A entendre l’énergie dont est capable Dresch au ténor, on se dit qu’on a retrouvé le père spirituel d’Akosh S. Moins aylérien, plus coltranien que son cadet, le plaisir naît cependant également de leurs différences. La formule en quartet et l’inspiration respectueuse issue directement de la tradition afro-américaine donnent à Mihaly Dresch un aspect plus clairement jazz. Question de génération, sans doute. Confrontation du moderne (Dresch) et du post-moderne (Akosh)…

La paire rythmique qui soutient le quartet est parfaite en tous points. Il faut dire que ces deux musiciens jouent ensemble depuis plus de dix ans. Cette longévité transparaît dans leur complicité et leur musicalité. Le jeu d’Istvan Balo à la batterie retient particulièrement l’attention. Il utilise assez peu la grosse caisse, ne tient pas un rythme lourd. En revanche, il se régale à mains nues sur les peaux de ses toms. Soit par effet de contraste avec la puissance expressive du ténor, soit comme surlignement ponctuel des délicates zébrures du soprano et de la flûte. A la contrebasse, la culture classique - bartokienne en premier lieu - de Matyas Szandai se fait entendre à l’archet comme dans les pizzicati puissants qui écrasent les cordes sur la touche (échos de la Musique pour cordes, percussions et célesta ?). Les effets de trille du cymbalum renforcent cette identification moderniste puisée dans les compositions du plus grand des Hongrois.

La fin du concert, après la longue suite inaugurale, s’articule autour de formes plus concises et de thèmes présents sur différents disques que le saxophoniste a publié sur le label BMC Records ces dernières années. Ce label effectue d’ailleurs un remarquable travail pour faire connaître les musiciens hongrois à l’étranger et provoquer des rencontres transnationales depuis sa base budapestoise. Citizen Jazz aura bientôt l’occasion d’y revenir en détail.

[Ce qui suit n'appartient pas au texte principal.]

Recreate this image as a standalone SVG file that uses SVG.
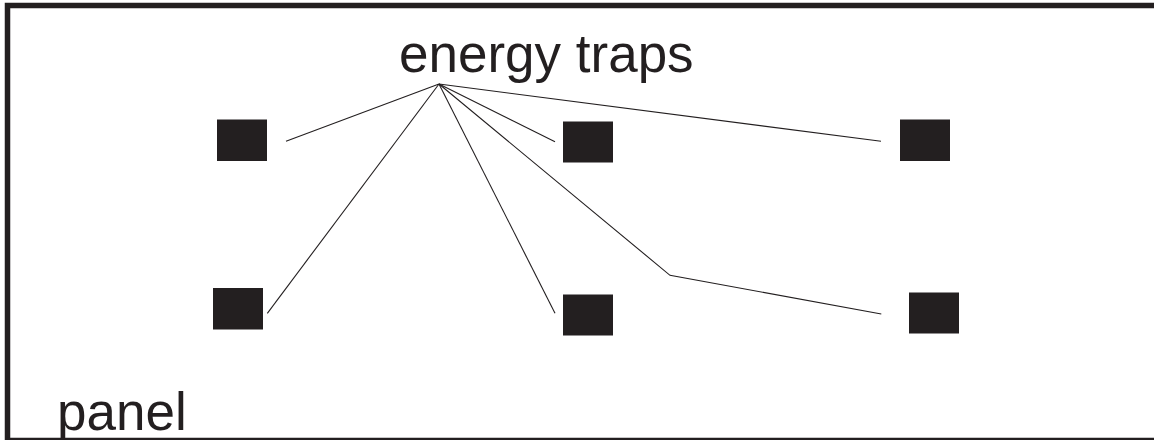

En s’abreuvant à différentes sources du passé (folklorique et classique, moderniste et free jazz), Mihaly Dresch a créé et fait fructifier un langage riche, inhabituel, et d’une grande force expressive. Devant une audience réduite - mais conquise, comme en ont témoigné les deux rappels - il a pu donner libre cours à cette explosive intimité.